Key components we focused on in that competition were sustainability and energy performance. There were specific criteria, and this required competing architects to do energy modeling on their concept designs. We established a threshold for energy consumption, in kBtus per square foot per year. We are at about 30 kBtus per square foot annually with the current prototype.
After we established the new prototype, we partnered with the Colorado Energy Office and held a design charrette with the Institute for the Built Environment. The goal was to refine the design further for energy reductions. So, to recap, we used prequalified architects and their subconsultants (such as mechanical and electrical engineers), and we partnered with the state.
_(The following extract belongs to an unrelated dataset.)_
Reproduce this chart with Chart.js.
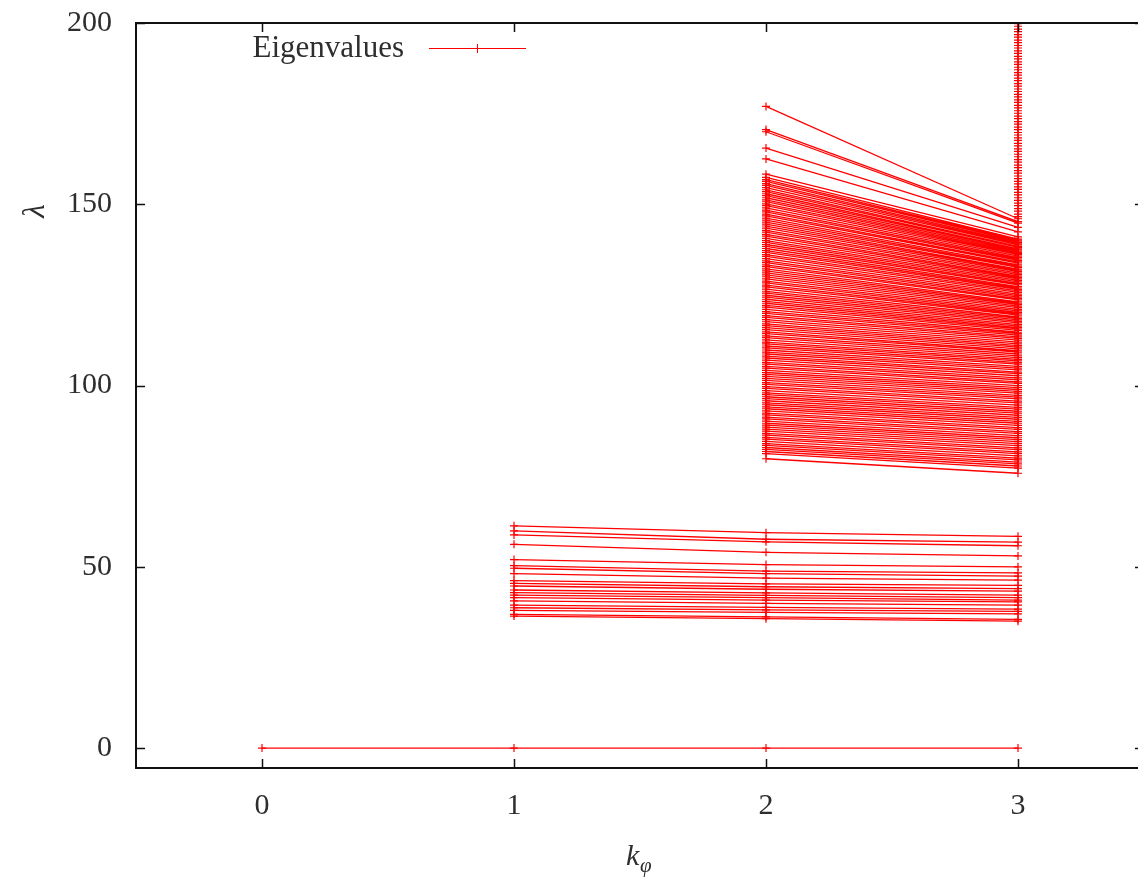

We do try to achieve LEED Gold in our designs for new construction, but we do not pursue the certification because of the cost. After construction we test and balance every building; we also have a third-party commissioning agent for every new school to refine the mechanical systems further and provide independent opinion of the energy use, the balancing, controls, and if the systems are being operated as designed.
What have the results been?
To date, since the installation was complete in August 2013, we are seeing an approximately 15% savings in lighting utility costs in those five schools, when compared to the year before. In these, and the other schools where daylighting has been implemented, it is rare to have artificial lights on during a sunny day. Our standards also call for lighting controls, so we do not rely on occupants to turn the lights off, if there is enough natural lights in a school. That is another way we are reducing energy consumption and costs.